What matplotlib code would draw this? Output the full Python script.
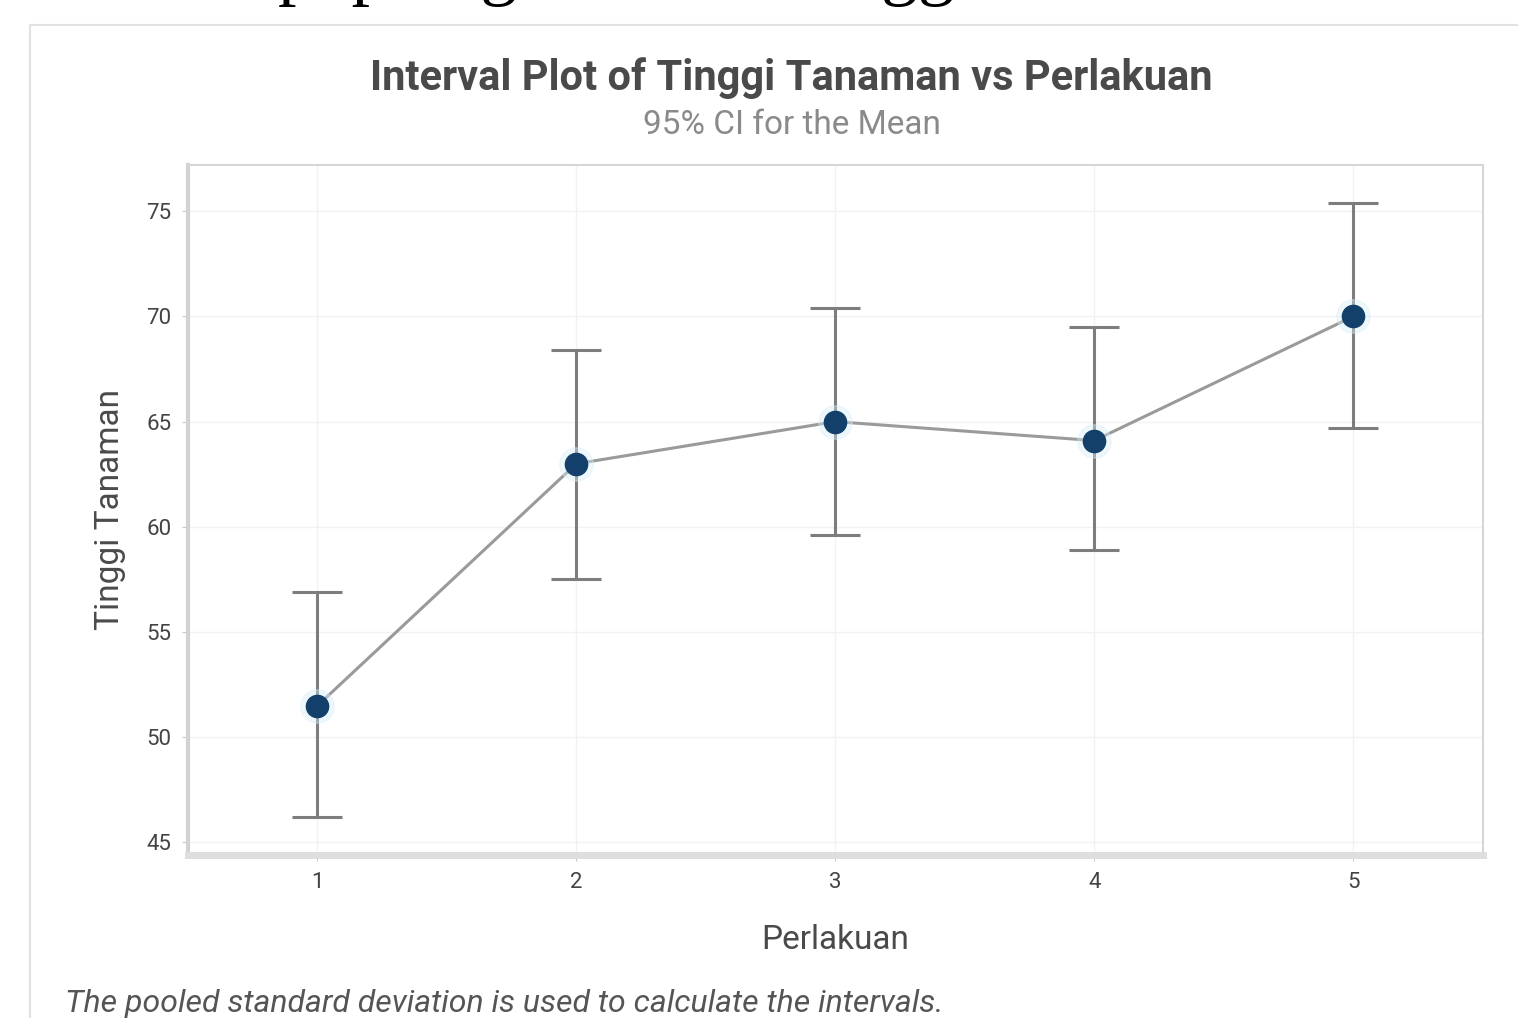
import numpy as np
import matplotlib
matplotlib.use("Agg")
import matplotlib.pyplot as plt
from matplotlib.patches import Rectangle

# Data: mean tinggi tanaman per perlakuan with 95% CI (pooled SD)
perlakuan = [1, 2, 3, 4, 5]
mean_tinggi = [51.5, 63.0, 65.0, 64.1, 70.0]
ci_low = [46.2, 57.5, 59.6, 58.9, 64.7]
ci_high = [56.9, 68.4, 70.4, 69.5, 75.4]
y_ticks = [45, 50, 55, 60, 65, 70, 75]

plt.rcParams['font.family'] = ['Roboto', 'DejaVu Sans']

fig = plt.figure(figsize=(15.18, 10.18), dpi=100)
fig.patch.set_facecolor('white')

# cropped document line above the chart (only descenders visible)
fig.text(-0.036, 1.009, 'Pemberian pupuk guano dan tinggi tanaman', family='Liberation Serif',
         fontsize=53, color='black', ha='left', va='baseline')

# outer chart window border
fig.add_artist(Rectangle((30 / 1518, -0.05), 1.1, 1 - 25 / 1018 + 0.05, transform=fig.transFigure,
                         facecolor='white', edgecolor='#e2e2e2', linewidth=1.5, zorder=-1))

ax = fig.add_axes([0.1238, 0.160, 0.853, 0.678])

x = np.array(perlakuan)
m = np.array(mean_tinggi)
lo = m - np.array(ci_low)
hi = np.array(ci_high) - m

ax.plot(x, m, color='#9a9a9a', lw=2.2, zorder=2)
ax.errorbar(x, m, yerr=[lo, hi], fmt='none', ecolor='#7d7d7d', elinewidth=2.2,
            capsize=18, capthick=2.2, zorder=3)
ax.plot(x, m, 'o', ms=24, color='#d6eef9', alpha=0.4, zorder=4)
ax.plot(x, m, 'o', ms=16, color='#13406b', zorder=5)

ax.set_xlim(0.5, 5.5)
ax.set_ylim(44.4, 77.2)
ax.set_xticks(perlakuan)
ax.set_yticks(y_ticks)
ax.tick_params(axis='both', labelsize=16, colors='#444444', length=4, color='#c8c8c8', pad=8)
ax.grid(True, color='#f2f2f2', lw=1)
ax.set_axisbelow(True)

for side in ['top', 'right']:
    ax.spines[side].set_color('#d6d6d6')
    ax.spines[side].set_linewidth(1.5)
ax.spines['bottom'].set_color('#dedede')
ax.spines['bottom'].set_linewidth(5)
ax.spines['left'].set_color('#d2d2d2')
ax.spines['left'].set_linewidth(3)

fig.text(0.521, 0.923, 'Interval Plot of Tinggi Tanaman vs Perlakuan', ha='center', va='center',
         fontsize=30, fontweight='bold', color='#4a4a4a')
fig.text(0.522, 0.877, '95% CI for the Mean', ha='center', va='center',
         fontsize=24, color='#8a8a8a')
fig.text(0.55, 0.0766, 'Perlakuan', ha='center', va='center', fontsize=24, color='#4a4a4a')
fig.text(0.0725, 0.50, 'Tinggi Tanaman', ha='center', va='center', rotation=90,
         fontsize=24, color='#4a4a4a')
fig.text(0.043, 0.0147, 'The pooled standard deviation is used to calculate the intervals.',
         ha='left', va='center', fontsize=23, style='italic', color='#555555')

fig.savefig('out.png', dpi=100)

----------

* **Requirements**:
Repeat the lines above, starting at the first and stopping after the line that holds "ax.set_axisbelow(True)", with the pictures left out.

* **Complete answer**:
What matplotlib code would draw this? Output the full Python script.
import numpy as np
import matplotlib
matplotlib.use("Agg")
import matplotlib.pyplot as plt
from matplotlib.patches import Rectangle

# Data: mean tinggi tanaman per perlakuan with 95% CI (pooled SD)
perlakuan = [1, 2, 3, 4, 5]
mean_tinggi = [51.5, 63.0, 65.0, 64.1, 70.0]
ci_low = [46.2, 57.5, 59.6, 58.9, 64.7]
ci_high = [56.9, 68.4, 70.4, 69.5, 75.4]
y_ticks = [45, 50, 55, 60, 65, 70, 75]

plt.rcParams['font.family'] = ['Roboto', 'DejaVu Sans']

fig = plt.figure(figsize=(15.18, 10.18), dpi=100)
fig.patch.set_facecolor('white')

# cropped document line above the chart (only descenders visible)
fig.text(-0.036, 1.009, 'Pemberian pupuk guano dan tinggi tanaman', family='Liberation Serif',
         fontsize=53, color='black', ha='left', va='baseline')

# outer chart window border
fig.add_artist(Rectangle((30 / 1518, -0.05), 1.1, 1 - 25 / 1018 + 0.05, transform=fig.transFigure,
                         facecolor='white', edgecolor='#e2e2e2', linewidth=1.5, zorder=-1))

ax = fig.add_axes([0.1238, 0.160, 0.853, 0.678])

x = np.array(perlakuan)
m = np.array(mean_tinggi)
lo = m - np.array(ci_low)
hi = np.array(ci_high) - m

ax.plot(x, m, color='#9a9a9a', lw=2.2, zorder=2)
ax.errorbar(x, m, yerr=[lo, hi], fmt='none', ecolor='#7d7d7d', elinewidth=2.2,
            capsize=18, capthick=2.2, zorder=3)
ax.plot(x, m, 'o', ms=24, color='#d6eef9', alpha=0.4, zorder=4)
ax.plot(x, m, 'o', ms=16, color='#13406b', zorder=5)

ax.set_xlim(0.5, 5.5)
ax.set_ylim(44.4, 77.2)
ax.set_xticks(perlakuan)
ax.set_yticks(y_ticks)
ax.tick_params(axis='both', labelsize=16, colors='#444444', length=4, color='#c8c8c8', pad=8)
ax.grid(True, color='#f2f2f2', lw=1)
ax.set_axisbelow(True)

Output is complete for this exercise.